## [Instructions to follow]
Pictures stay out of the copy; set down each line of the listing below exactly.

## [Data segment]
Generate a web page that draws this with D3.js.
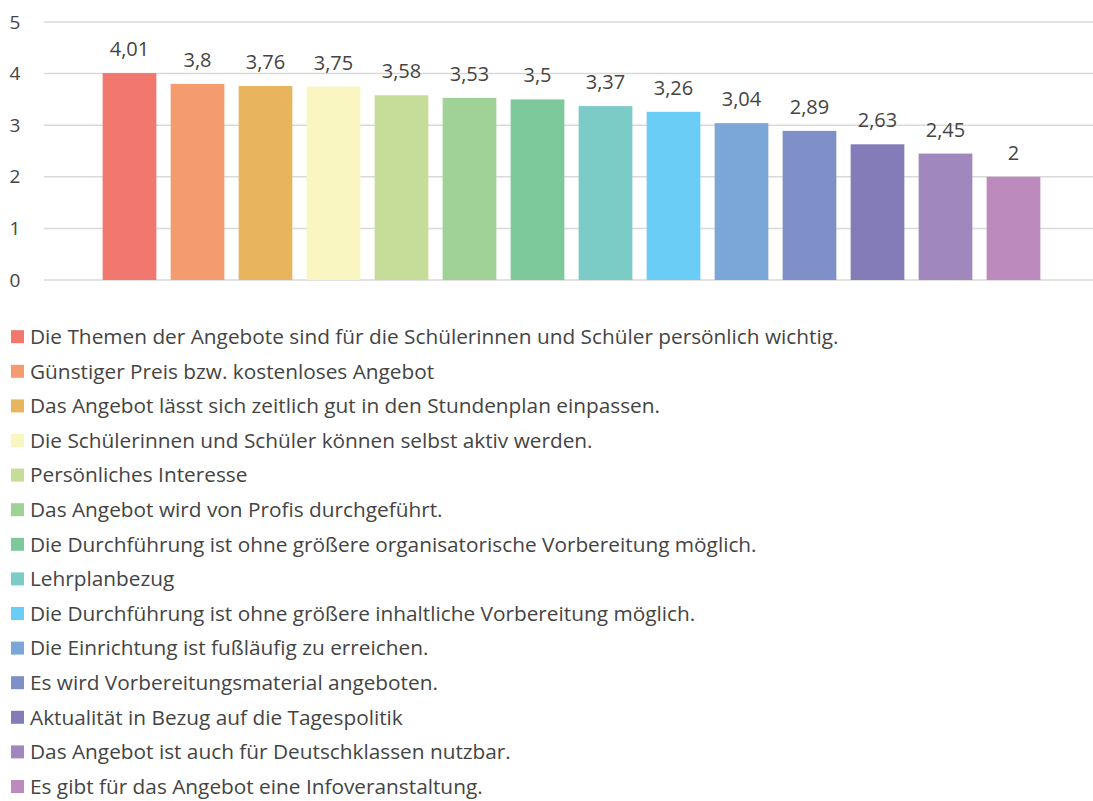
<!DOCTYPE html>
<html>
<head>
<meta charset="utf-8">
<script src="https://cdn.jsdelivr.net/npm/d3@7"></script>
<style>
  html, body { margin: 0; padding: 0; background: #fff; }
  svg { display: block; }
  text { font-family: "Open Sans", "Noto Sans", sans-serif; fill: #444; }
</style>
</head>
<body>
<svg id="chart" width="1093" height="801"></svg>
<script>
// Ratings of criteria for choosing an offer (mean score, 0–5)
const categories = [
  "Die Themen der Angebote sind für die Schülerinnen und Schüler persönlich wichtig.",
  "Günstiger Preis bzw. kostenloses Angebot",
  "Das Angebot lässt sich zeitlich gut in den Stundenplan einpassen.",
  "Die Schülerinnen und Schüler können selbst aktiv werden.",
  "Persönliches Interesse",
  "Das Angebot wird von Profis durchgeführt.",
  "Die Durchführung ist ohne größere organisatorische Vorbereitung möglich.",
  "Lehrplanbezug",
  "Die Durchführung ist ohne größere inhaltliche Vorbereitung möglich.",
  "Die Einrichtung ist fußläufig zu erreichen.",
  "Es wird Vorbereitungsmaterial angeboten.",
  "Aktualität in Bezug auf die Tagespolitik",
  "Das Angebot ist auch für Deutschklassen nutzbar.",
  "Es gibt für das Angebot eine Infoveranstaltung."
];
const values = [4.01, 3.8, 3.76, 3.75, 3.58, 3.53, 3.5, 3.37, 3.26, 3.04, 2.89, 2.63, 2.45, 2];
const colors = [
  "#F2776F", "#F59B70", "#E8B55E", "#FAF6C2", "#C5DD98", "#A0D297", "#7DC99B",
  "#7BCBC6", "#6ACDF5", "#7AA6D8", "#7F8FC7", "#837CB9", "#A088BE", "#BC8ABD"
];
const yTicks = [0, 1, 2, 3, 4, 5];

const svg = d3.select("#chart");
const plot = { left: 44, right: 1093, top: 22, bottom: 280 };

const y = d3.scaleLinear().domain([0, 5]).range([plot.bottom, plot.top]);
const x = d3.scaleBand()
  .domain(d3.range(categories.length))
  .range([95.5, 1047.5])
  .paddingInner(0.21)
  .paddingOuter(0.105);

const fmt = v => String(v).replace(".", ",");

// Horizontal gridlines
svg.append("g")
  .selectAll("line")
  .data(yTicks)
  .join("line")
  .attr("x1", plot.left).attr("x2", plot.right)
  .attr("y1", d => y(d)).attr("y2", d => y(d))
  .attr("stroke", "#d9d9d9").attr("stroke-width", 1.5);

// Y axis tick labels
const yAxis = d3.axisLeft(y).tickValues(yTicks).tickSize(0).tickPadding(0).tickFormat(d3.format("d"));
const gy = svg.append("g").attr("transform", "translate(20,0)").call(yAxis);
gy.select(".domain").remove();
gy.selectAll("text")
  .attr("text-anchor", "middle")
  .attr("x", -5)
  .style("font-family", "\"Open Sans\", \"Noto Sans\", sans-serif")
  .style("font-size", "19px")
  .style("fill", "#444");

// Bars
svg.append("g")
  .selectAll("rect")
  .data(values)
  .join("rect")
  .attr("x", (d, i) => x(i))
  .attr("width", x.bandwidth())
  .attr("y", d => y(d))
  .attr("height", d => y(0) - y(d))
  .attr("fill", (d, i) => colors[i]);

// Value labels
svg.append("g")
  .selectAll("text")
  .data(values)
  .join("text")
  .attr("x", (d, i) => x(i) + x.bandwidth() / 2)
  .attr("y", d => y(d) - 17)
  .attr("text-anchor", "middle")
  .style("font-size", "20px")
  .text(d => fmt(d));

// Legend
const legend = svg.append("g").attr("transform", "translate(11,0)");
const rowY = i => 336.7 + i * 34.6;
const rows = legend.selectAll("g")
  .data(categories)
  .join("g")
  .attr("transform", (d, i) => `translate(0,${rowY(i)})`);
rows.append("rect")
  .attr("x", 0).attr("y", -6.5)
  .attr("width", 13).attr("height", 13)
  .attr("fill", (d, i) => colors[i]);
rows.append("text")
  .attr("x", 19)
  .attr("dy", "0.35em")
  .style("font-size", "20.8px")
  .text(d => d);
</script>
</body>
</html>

## [Output of the task]
Generate a web page that draws this with D3.js.
<!DOCTYPE html>
<html>
<head>
<meta charset="utf-8">
<script src="https://cdn.jsdelivr.net/npm/d3@7"></script>
<style>
  html, body { margin: 0; padding: 0; background: #fff; }
  svg { display: block; }
  text { font-family: "Open Sans", "Noto Sans", sans-serif; fill: #444; }
</style>
</head>
<body>
<svg id="chart" width="1093" height="801"></svg>
<script>
// Ratings of criteria for choosing an offer (mean score, 0–5)
const categories = [
  "Die Themen der Angebote sind für die Schülerinnen und Schüler persönlich wichtig.",
  "Günstiger Preis bzw. kostenloses Angebot",
  "Das Angebot lässt sich zeitlich gut in den Stundenplan einpassen.",
  "Die Schülerinnen und Schüler können selbst aktiv werden.",
  "Persönliches Interesse",
  "Das Angebot wird von Profis durchgeführt.",
  "Die Durchführung ist ohne größere organisatorische Vorbereitung möglich.",
  "Lehrplanbezug",
  "Die Durchführung ist ohne größere inhaltliche Vorbereitung möglich.",
  "Die Einrichtung ist fußläufig zu erreichen.",
  "Es wird Vorbereitungsmaterial angeboten.",
  "Aktualität in Bezug auf die Tagespolitik",
  "Das Angebot ist auch für Deutschklassen nutzbar.",
  "Es gibt für das Angebot eine Infoveranstaltung."
];
const values = [4.01, 3.8, 3.76, 3.75, 3.58, 3.53, 3.5, 3.37, 3.26, 3.04, 2.89, 2.63, 2.45, 2];
const colors = [
  "#F2776F", "#F59B70", "#E8B55E", "#FAF6C2", "#C5DD98", "#A0D297", "#7DC99B",
  "#7BCBC6", "#6ACDF5", "#7AA6D8", "#7F8FC7", "#837CB9", "#A088BE", "#BC8ABD"
];
const yTicks = [0, 1, 2, 3, 4, 5];

const svg = d3.select("#chart");
const plot = { left: 44, right: 1093, top: 22, bottom: 280 };

const y = d3.scaleLinear().domain([0, 5]).range([plot.bottom, plot.top]);
const x = d3.scaleBand()
  .domain(d3.range(categories.length))
  .range([95.5, 1047.5])
  .paddingInner(0.21)
  .paddingOuter(0.105);

const fmt = v => String(v).replace(".", ",");

// Horizontal gridlines
svg.append("g")
  .selectAll("line")
  .data(yTicks)
  .join("line")
  .attr("x1", plot.left).attr("x2", plot.right)
  .attr("y1", d => y(d)).attr("y2", d => y(d))
  .attr("stroke", "#d9d9d9").attr("stroke-width", 1.5);

// Y axis tick labels
const yAxis = d3.axisLeft(y).tickValues(yTicks).tickSize(0).tickPadding(0).tickFormat(d3.format("d"));
const gy = svg.append("g").attr("transform", "translate(20,0)").call(yAxis);
gy.select(".domain").remove();
gy.selectAll("text")
  .attr("text-anchor", "middle")
  .attr("x", -5)
  .style("font-family", "\"Open Sans\", \"Noto Sans\", sans-serif")
  .style("font-size", "19px")
  .style("fill", "#444");

// Bars
svg.append("g")
  .selectAll("rect")
  .data(values)
  .join("rect")
  .attr("x", (d, i) => x(i))
  .attr("width", x.bandwidth())
  .attr("y", d => y(d))
  .attr("height", d => y(0) - y(d))
  .attr("fill", (d, i) => colors[i]);

// Value labels
svg.append("g")
  .selectAll("text")
  .data(values)
  .join("text")
  .attr("x", (d, i) => x(i) + x.bandwidth() / 2)
  .attr("y", d => y(d) - 17)
  .attr("text-anchor", "middle")
  .style("font-size", "20px")
  .text(d => fmt(d));

// Legend
const legend = svg.append("g").attr("transform", "translate(11,0)");
const rowY = i => 336.7 + i * 34.6;
const rows = legend.selectAll("g")
  .data(categories)
  .join("g")
  .attr("transform", (d, i) => `translate(0,${rowY(i)})`);
rows.append("rect")
  .attr("x", 0).attr("y", -6.5)
  .attr("width", 13).attr("height", 13)
  .attr("fill", (d, i) => colors[i]);
rows.append("text")
  .attr("x", 19)
  .attr("dy", "0.35em")
  .style("font-size", "20.8px")
  .text(d => d);
</script>
</body>
</html>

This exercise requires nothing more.